══ PROVIDED MATERIAL

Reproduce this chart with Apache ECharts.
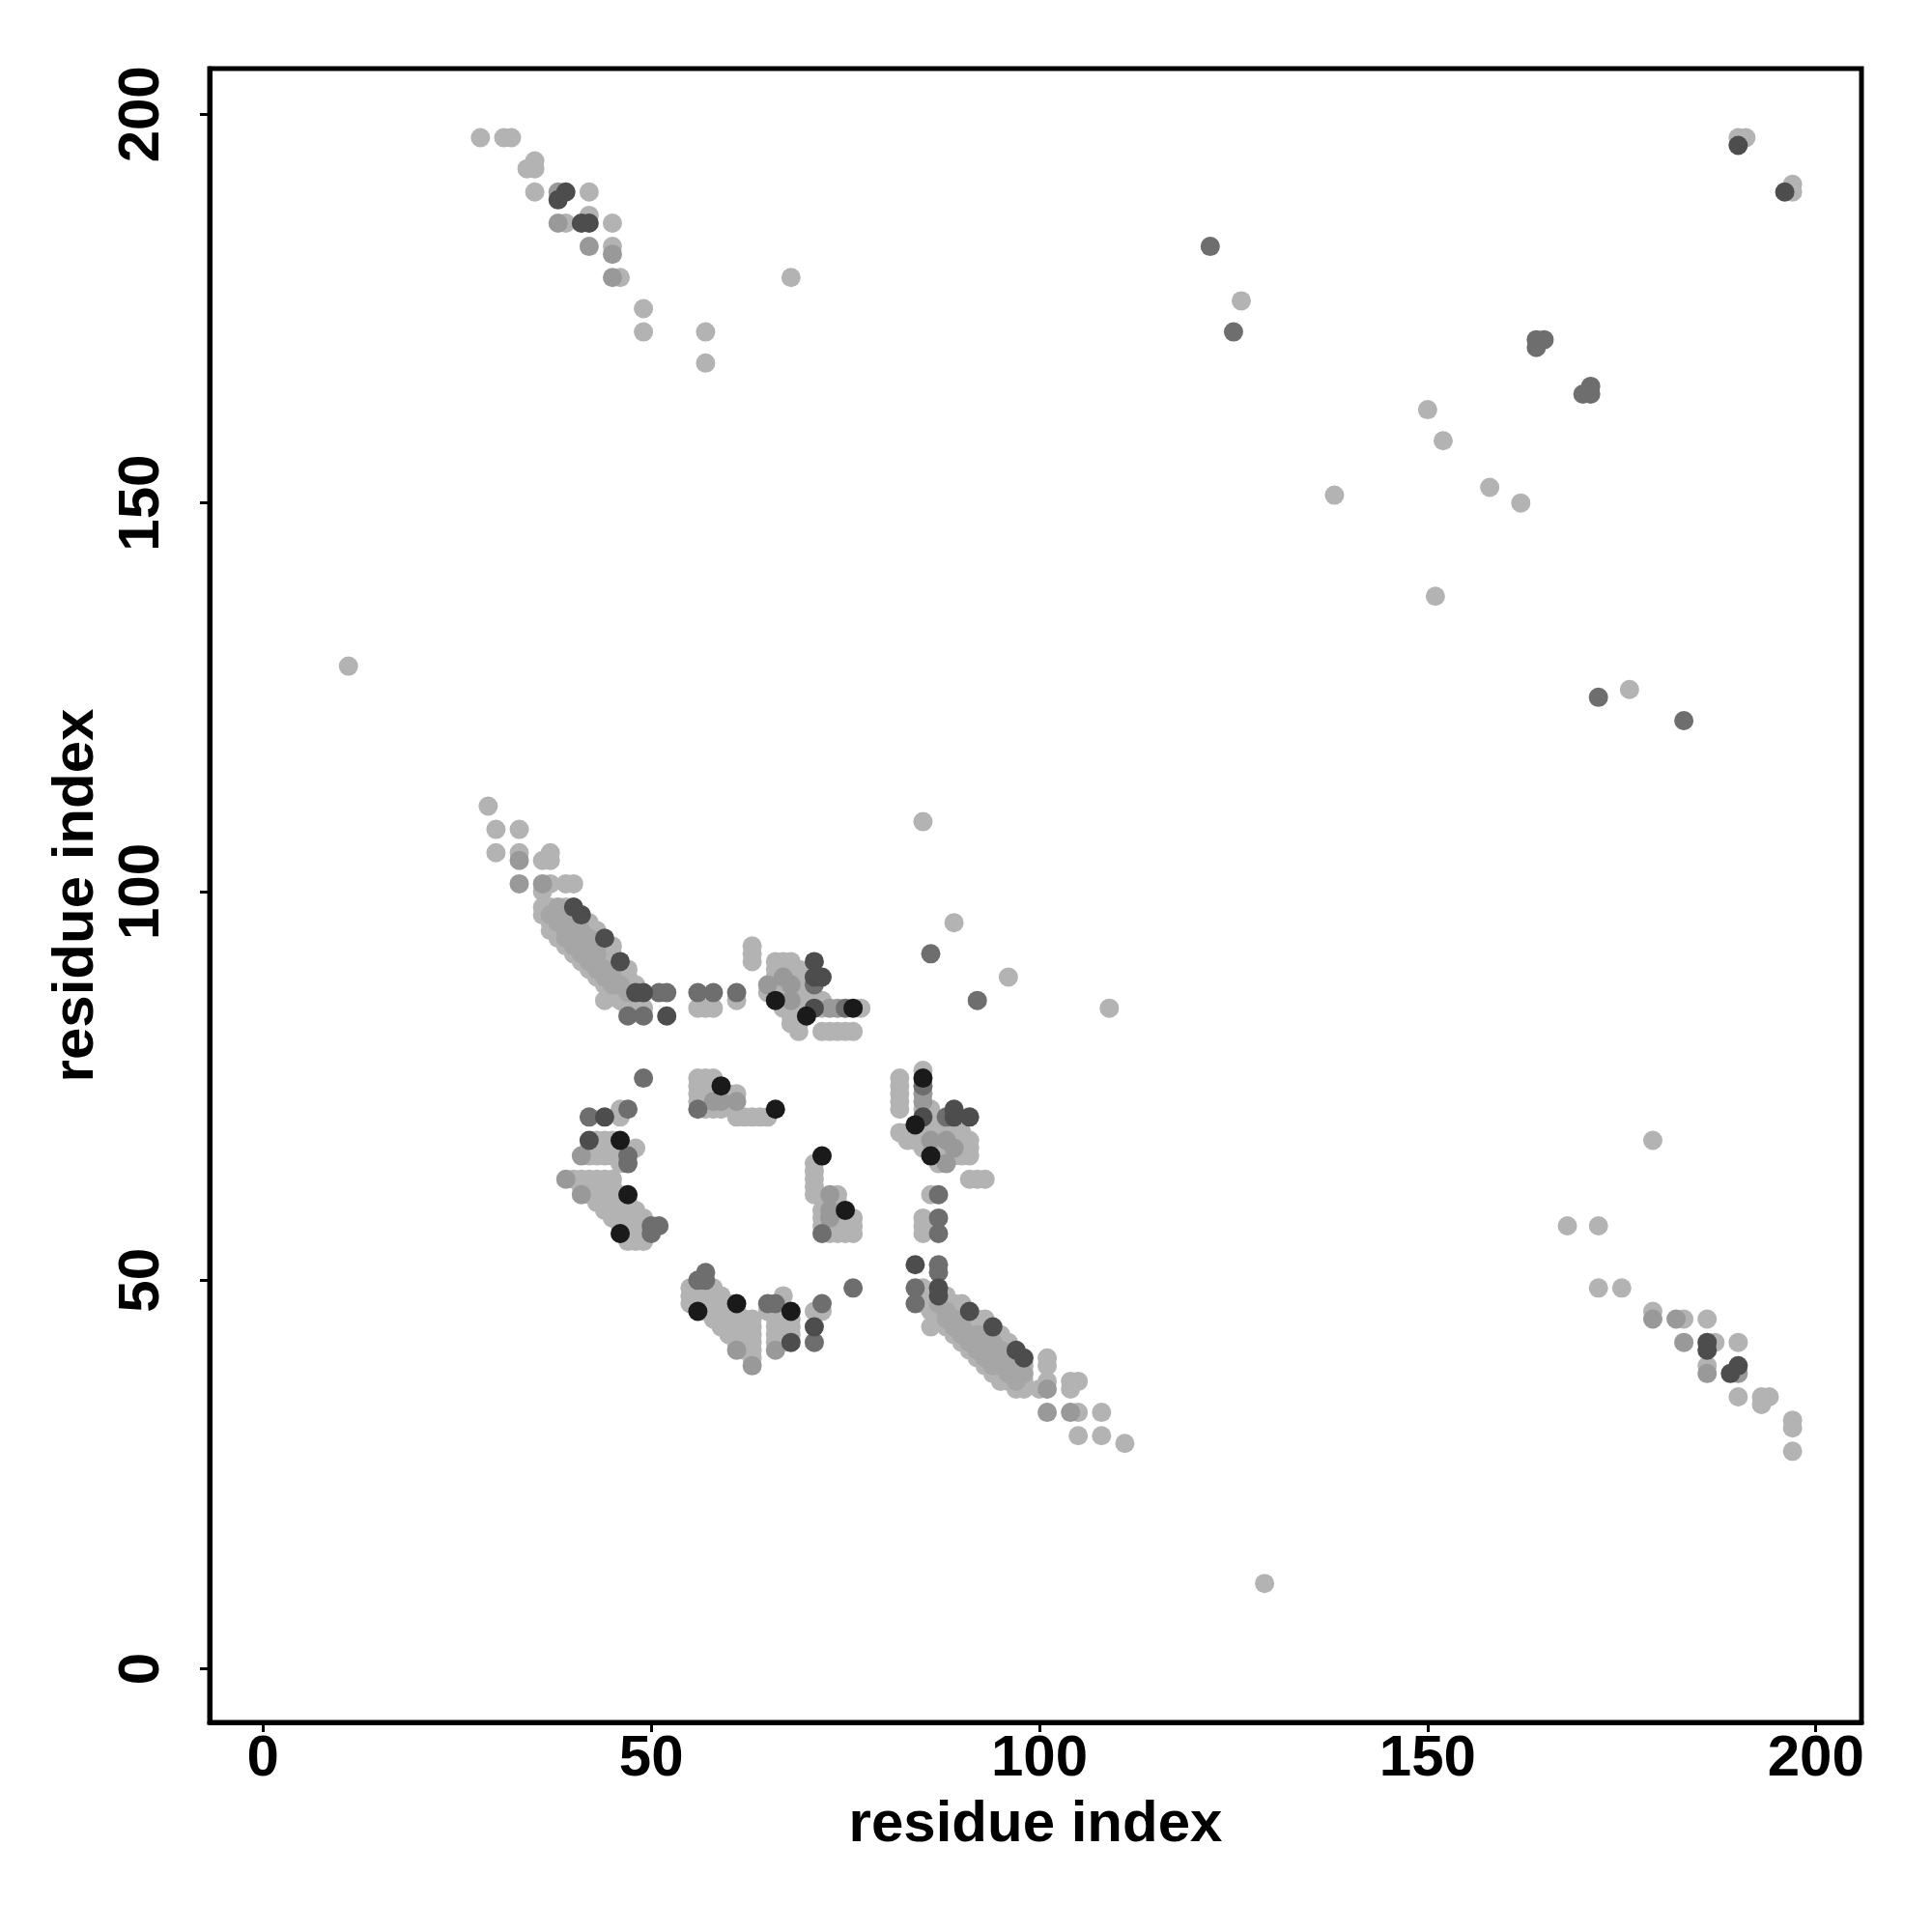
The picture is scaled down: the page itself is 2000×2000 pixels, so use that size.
<!DOCTYPE html>
<html><head><meta charset="utf-8">
<script src="https://cdn.jsdelivr.net/npm/echarts@6/dist/echarts.min.js"></script>
<style>html,body{margin:0;padding:0;background:#fff}#c{width:2000px;height:2000px}</style>
</head><body><div id="c"></div><script>
// Tick labels on both axes
const tickValues = [0, 50, 100, 150, 200];
const axisTitleX = 'residue index';
const axisTitleY = 'residue index';

// Contacts (i, j) read from the upper triangle (j > i); the map is symmetric.
const contactsLight = [
  [28,197],[31,197],[32,197],[35,194],[34,193],[35,193],[35,190],[42,190],[39,186],[42,187],[45,186],[45,183],[46,179],[68,179],[49,175],[49,172],[57,172],[57,168],
  [190,197],[191,197],[126,176],[138,151],[150,162],[152,158],
  [11,129],[85,109],[89,96],
  [29,111],[30,108],[33,108],[30,105],[33,105],[36,104],[37,105],[37,104],[37,101],[39,101],[40,101],[36,100],
  [36,98],[37,98],[39,98],[36,97],[39,97],[40,97],[37,96],[41,96],[42,96],[37,95],[38,95],[42,95],[43,95],
  [38,94],[43,94],[39,93],[44,93],[45,93],[40,92],[44,92],[45,92],[41,91],[44,91],[45,91],
  [42,90],[45,90],[46,90],[47,90],[43,89],[46,89],[47,89],[44,88],[47,88],[48,88],[46,87],
  [44,86],[46,86],[47,86],[48,86],[61,86],[47,85],[48,85],[49,85],[56,85],[57,85],[58,85],
  [66,91],[67,91],[68,91],[66,90],[67,90],[68,90],[69,90],[66,89],[68,89],[69,89],[66,88],[67,88],[69,88],
  [65,87],[66,87],[67,87],[68,87],[69,87],[70,87],[67,86],[69,86],[72,86],[67,85],[68,85],[69,85],[72,85],[77,85],
  [68,84],[69,84],[68,83],[69,83],[69,82],[72,82],[73,82],[74,82],[75,82],[76,82],[63,93],[63,92],[63,91],
  [56,76],[57,76],[58,76],[56,75],[57,75],[58,75],[56,74],[57,74],[58,74],[59,74],[60,74],[61,74],
  [56,73],[57,73],[60,73],[57,72],[58,72],[59,72],[61,71],[62,71],[63,71],[64,71],[65,71],
  [46,72],[46,71],[44,68],[43,68],[45,68],[42,67],[43,67],[44,67],[45,67],[48,67],[42,66],[43,66],[44,66],[45,66],[46,66],[46,65],
  [40,63],[41,63],[42,63],[43,63],[44,63],[45,63],[41,62],[42,62],[43,62],[44,62],[45,62],
  [42,61],[43,61],[44,61],[45,61],[46,61],[43,60],[44,60],[45,60],[46,60],[47,60],
  [44,59],[45,59],[46,59],[47,59],[48,59],[45,58],[46,58],[47,58],[48,58],[49,58],
  [46,57],[47,57],[48,57],[49,57],[47,56],[48,56],[49,56],[47,55],[48,55],[49,55]
];
const contactsMidLight = [
  [38,98],[37,97],[38,97],[38,96],[39,96],[40,96],[39,95],[40,95],[41,95],
  [39,94],[40,94],[41,94],[42,94],[40,93],[41,93],[42,93],[43,93],[41,92],[42,92],[43,92],
  [42,91],[43,91],[43,90],[44,90],[44,89],[45,89],[45,88],[46,88],[47,87]
];
const contactsMid = [
  [38,190],[38,186],[42,183],[45,182],[45,179],
  [33,104],[33,101],[36,101],
  [67,89],[65,88],[68,88],[68,86],[73,85],[74,85],
  [58,73],[59,73],[61,73],
  [41,66],[39,63],[41,61]
];
const contactsDarkGrey = [
  [122,183],[125,172],[164,170],[164,171],[165,171],
  [86,92],
  [51,87],[52,87],[56,87],[58,87],[61,87],[47,84],[49,84],
  [71,88],[75,85],
  [56,72],
  [49,76],[47,72],[42,71],[47,66],[47,65],[50,57],[51,57],[50,56]
];
const contactsDark = [
  [39,190],[38,189],[41,186],[42,186],
  [190,196],
  [40,98],[41,97],[44,94],[46,91],[48,87],[49,87],[52,84],
  [71,91],[71,89],[72,89],[71,85],
  [44,71],[42,68]
];
const contactsBlack = [
  [66,86],[70,84],[76,85],
  [59,75],[66,72],
  [46,68],[47,61],[46,56]
];

function symmetric(pts) {
  const out = [];
  pts.forEach(p => { out.push([p[0], p[1]]); out.push([p[1], p[0]]); });
  return out;
}

const levels = [
  { color: '#b3b3b3', data: contactsLight },
  { color: '#a6a6a6', data: contactsMidLight },
  { color: '#999999', data: contactsMid },
  { color: '#6e6e6e', data: contactsDarkGrey },
  { color: '#4d4d4d', data: contactsDark },
  { color: '#1a1a1a', data: contactsBlack }
];

const FONT = 'Liberation Sans';
const labelStyle = { fontSize: 60, fontWeight: 'bold', fontFamily: FONT, color: '#000' };

const chart = echarts.init(document.getElementById('c'), null, { renderer: 'canvas' });
chart.setOption({
  animation: false,
  backgroundColor: '#fff',
  grid: { left: 217, top: 71, width: 1710, height: 1712, show: true, borderColor: '#000', borderWidth: 5, backgroundColor: 'transparent' },
  xAxis: {
    type: 'value', min: -6.88, max: 205.88,
    name: axisTitleX, nameLocation: 'middle', nameGap: 76,
    nameTextStyle: Object.assign({}, labelStyle),
    axisLine: { show: true, onZero: false, lineStyle: { color: '#000', width: 5 } },
    axisTick: { show: true, customValues: tickValues, length: 10, lineStyle: { color: '#000', width: 3 } },
    axisLabel: Object.assign({ customValues: tickValues, margin: 8 }, labelStyle),
    splitLine: { show: false }
  },
  yAxis: {
    type: 'value', min: -6.88, max: 205.88,
    name: axisTitleY, nameLocation: 'middle', nameGap: 108,
    nameTextStyle: Object.assign({}, labelStyle),
    axisLine: { show: true, onZero: false, lineStyle: { color: '#000', width: 5 } },
    axisTick: { show: true, customValues: tickValues, length: 10, lineStyle: { color: '#000', width: 3 } },
    axisLabel: Object.assign({ customValues: tickValues, margin: 40, rotate: 90 }, labelStyle),
    splitLine: { show: false }
  },
  series: levels.map(l => ({
    type: 'scatter', symbol: 'circle', symbolSize: 20, silent: true,
    itemStyle: { color: l.color, opacity: 1 },
    emphasis: { disabled: true },
    data: symmetric(l.data)
  }))
});
</script></body></html>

════

◆ **YOUR INSTRUCTIONS**: Leave out all pictures, then copy the remaining material exactly.

◆ **RESULT OF THE TASK**:
Reproduce this chart with Apache ECharts.
The picture is scaled down: the page itself is 2000×2000 pixels, so use that size.
<!DOCTYPE html>
<html><head><meta charset="utf-8">
<script src="https://cdn.jsdelivr.net/npm/echarts@6/dist/echarts.min.js"></script>
<style>html,body{margin:0;padding:0;background:#fff}#c{width:2000px;height:2000px}</style>
</head><body><div id="c"></div><script>
// Tick labels on both axes
const tickValues = [0, 50, 100, 150, 200];
const axisTitleX = 'residue index';
const axisTitleY = 'residue index';

// Contacts (i, j) read from the upper triangle (j > i); the map is symmetric.
const contactsLight = [
  [28,197],[31,197],[32,197],[35,194],[34,193],[35,193],[35,190],[42,190],[39,186],[42,187],[45,186],[45,183],[46,179],[68,179],[49,175],[49,172],[57,172],[57,168],
  [190,197],[191,197],[126,176],[138,151],[150,162],[152,158],
  [11,129],[85,109],[89,96],
  [29,111],[30,108],[33,108],[30,105],[33,105],[36,104],[37,105],[37,104],[37,101],[39,101],[40,101],[36,100],
  [36,98],[37,98],[39,98],[36,97],[39,97],[40,97],[37,96],[41,96],[42,96],[37,95],[38,95],[42,95],[43,95],
  [38,94],[43,94],[39,93],[44,93],[45,93],[40,92],[44,92],[45,92],[41,91],[44,91],[45,91],
  [42,90],[45,90],[46,90],[47,90],[43,89],[46,89],[47,89],[44,88],[47,88],[48,88],[46,87],
  [44,86],[46,86],[47,86],[48,86],[61,86],[47,85],[48,85],[49,85],[56,85],[57,85],[58,85],
  [66,91],[67,91],[68,91],[66,90],[67,90],[68,90],[69,90],[66,89],[68,89],[69,89],[66,88],[67,88],[69,88],
  [65,87],[66,87],[67,87],[68,87],[69,87],[70,87],[67,86],[69,86],[72,86],[67,85],[68,85],[69,85],[72,85],[77,85],
  [68,84],[69,84],[68,83],[69,83],[69,82],[72,82],[73,82],[74,82],[75,82],[76,82],[63,93],[63,92],[63,91],
  [56,76],[57,76],[58,76],[56,75],[57,75],[58,75],[56,74],[57,74],[58,74],[59,74],[60,74],[61,74],
  [56,73],[57,73],[60,73],[57,72],[58,72],[59,72],[61,71],[62,71],[63,71],[64,71],[65,71],
  [46,72],[46,71],[44,68],[43,68],[45,68],[42,67],[43,67],[44,67],[45,67],[48,67],[42,66],[43,66],[44,66],[45,66],[46,66],[46,65],
  [40,63],[41,63],[42,63],[43,63],[44,63],[45,63],[41,62],[42,62],[43,62],[44,62],[45,62],
  [42,61],[43,61],[44,61],[45,61],[46,61],[43,60],[44,60],[45,60],[46,60],[47,60],
  [44,59],[45,59],[46,59],[47,59],[48,59],[45,58],[46,58],[47,58],[48,58],[49,58],
  [46,57],[47,57],[48,57],[49,57],[47,56],[48,56],[49,56],[47,55],[48,55],[49,55]
];
const contactsMidLight = [
  [38,98],[37,97],[38,97],[38,96],[39,96],[40,96],[39,95],[40,95],[41,95],
  [39,94],[40,94],[41,94],[42,94],[40,93],[41,93],[42,93],[43,93],[41,92],[42,92],[43,92],
  [42,91],[43,91],[43,90],[44,90],[44,89],[45,89],[45,88],[46,88],[47,87]
];
const contactsMid = [
  [38,190],[38,186],[42,183],[45,182],[45,179],
  [33,104],[33,101],[36,101],
  [67,89],[65,88],[68,88],[68,86],[73,85],[74,85],
  [58,73],[59,73],[61,73],
  [41,66],[39,63],[41,61]
];
const contactsDarkGrey = [
  [122,183],[125,172],[164,170],[164,171],[165,171],
  [86,92],
  [51,87],[52,87],[56,87],[58,87],[61,87],[47,84],[49,84],
  [71,88],[75,85],
  [56,72],
  [49,76],[47,72],[42,71],[47,66],[47,65],[50,57],[51,57],[50,56]
];
const contactsDark = [
  [39,190],[38,189],[41,186],[42,186],
  [190,196],
  [40,98],[41,97],[44,94],[46,91],[48,87],[49,87],[52,84],
  [71,91],[71,89],[72,89],[71,85],
  [44,71],[42,68]
];
const contactsBlack = [
  [66,86],[70,84],[76,85],
  [59,75],[66,72],
  [46,68],[47,61],[46,56]
];

function symmetric(pts) {
  const out = [];
  pts.forEach(p => { out.push([p[0], p[1]]); out.push([p[1], p[0]]); });
  return out;
}

const levels = [
  { color: '#b3b3b3', data: contactsLight },
  { color: '#a6a6a6', data: contactsMidLight },
  { color: '#999999', data: contactsMid },
  { color: '#6e6e6e', data: contactsDarkGrey },
  { color: '#4d4d4d', data: contactsDark },
  { color: '#1a1a1a', data: contactsBlack }
];

const FONT = 'Liberation Sans';
const labelStyle = { fontSize: 60, fontWeight: 'bold', fontFamily: FONT, color: '#000' };

const chart = echarts.init(document.getElementById('c'), null, { renderer: 'canvas' });
chart.setOption({
  animation: false,
  backgroundColor: '#fff',
  grid: { left: 217, top: 71, width: 1710, height: 1712, show: true, borderColor: '#000', borderWidth: 5, backgroundColor: 'transparent' },
  xAxis: {
    type: 'value', min: -6.88, max: 205.88,
    name: axisTitleX, nameLocation: 'middle', nameGap: 76,
    nameTextStyle: Object.assign({}, labelStyle),
    axisLine: { show: true, onZero: false, lineStyle: { color: '#000', width: 5 } },
    axisTick: { show: true, customValues: tickValues, length: 10, lineStyle: { color: '#000', width: 3 } },
    axisLabel: Object.assign({ customValues: tickValues, margin: 8 }, labelStyle),
    splitLine: { show: false }
  },
  yAxis: {
    type: 'value', min: -6.88, max: 205.88,
    name: axisTitleY, nameLocation: 'middle', nameGap: 108,
    nameTextStyle: Object.assign({}, labelStyle),
    axisLine: { show: true, onZero: false, lineStyle: { color: '#000', width: 5 } },
    axisTick: { show: true, customValues: tickValues, length: 10, lineStyle: { color: '#000', width: 3 } },
    axisLabel: Object.assign({ customValues: tickValues, margin: 40, rotate: 90 }, labelStyle),
    splitLine: { show: false }
  },
  series: levels.map(l => ({
    type: 'scatter', symbol: 'circle', symbolSize: 20, silent: true,
    itemStyle: { color: l.color, opacity: 1 },
    emphasis: { disabled: true },
    data: symmetric(l.data)
  }))
});
</script></body></html>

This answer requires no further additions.